The show opened very simply and elegantly, when the two troubadours came out on stage and joined their crystalline voices on a gorgeous version of Donovan's old folk chestnut, Catch the Wind. Carpenter's lower vocal range provided the perfect harmony counterpoint for Colvin's soaring high voice, and Colvin's rhythm guitar provided a solid foundation off of which Carpenter could reel her finger-picking style.

After the opening song, Colvin had some momentary trouble with her guitar, but ever the show woman, she joked her way through the crisis.

This was the night to hear Colvin and Carpenter perform familiar songs, as the singers took turns playing one of their own songs, sometimes joined by the other and sometimes not. Carpenter, whose picking style produces cascading notes that weave under the rhythm she's playing, opened with her tribute to an item of clothing, This Shirt, that had seen her through thick and thin.

Colvin stepped out next to deliver her thumping rhythm guitar on her song, Diamond in the Rough. In a call and response style, with their voices weaving in and around each other, the two stood up and delivered the Greg Brown-penned One Cool Remove. The two then traded tunes, with Colvin singing All Fall Down followed by Carpenter's He Thinks He'll Keep Her in which she retained the lines "now she's in the typing pool/for minimum wage" that she sometimes changes in performance to "now she's in the swimming pool/sipping lemonade."

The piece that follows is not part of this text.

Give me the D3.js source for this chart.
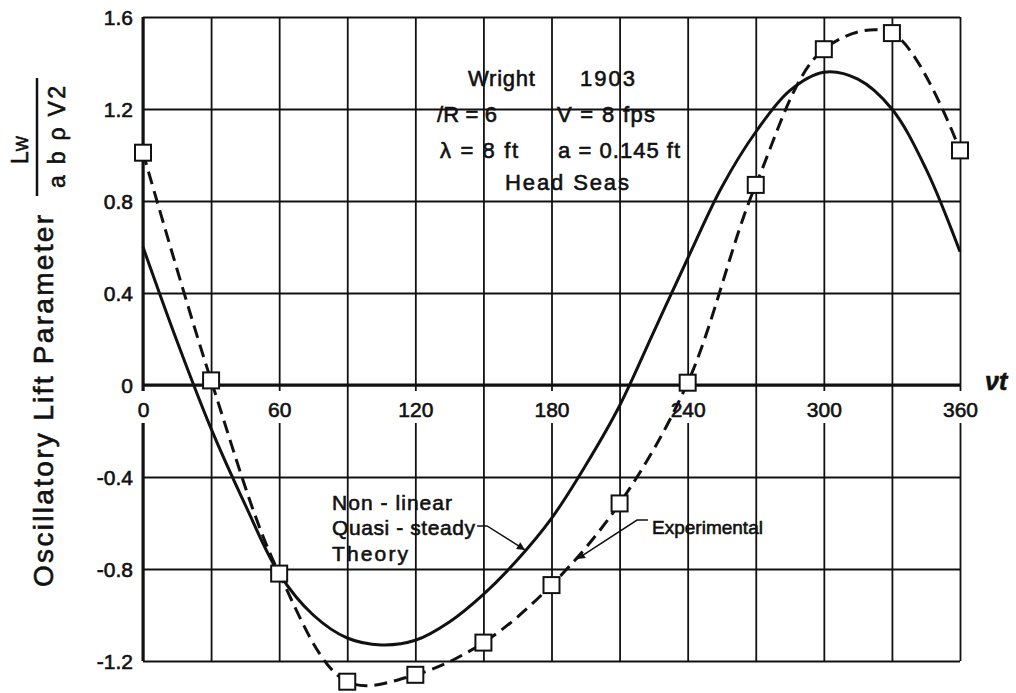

About halfway through, the two bantered back and forth about the ways they write songs. They traded laughs about belonging to the secret society of singer songwriters, which required writers to include certain lines, such as "and the rain came a-tumblin' down" in every song.

They laughed as they said they were about to be thrown out of the secret society because the next song - a rousing version of Steve Earle's Someday - didn't include the line, though Carpenter cleverly threw it in at the end of the song.

Carpenter admitted that she was more of a song walker, who gets her best ideas as she walks the grounds of her mountain home; Colvin said she is a song dreamer and that songs often come to her in her dreams.

The set ended with Carpenter's The Hard Way, but the crowd wouldn't let the two leave. Carpenter and Colvin opened their five-song encore with an infectious rendition of The Beatles' I'll Be Back. Colvin then hinted that they'd played nice folk songs, but sometimes you just need to hear a murder ballad and launched into her tale of abuse and revenge Sonny Came Home. With guitars playing around and under each other and with haunting and piercing vocals, the pair slid through Riding Shotgun Down the Avalanche.

Carpenter took off on her I Feel Lucky in which she admitted that Lyle Lovett and Dwight Yoakam don't "blow up her dress anymore," and if she were writing the song today, Alan Rickman would be the guy in bar with his hand on her leg. The duo closed the evening much as they began, by lending their gorgeous voices to a familiar song. Channeling the Johnny Rodriguez version of Lefty Frizell's That's the Way Love Goes, the two showed why this is one of country music's most beautiful songs.

Carpenter and Colvin should leave their bands at home more often.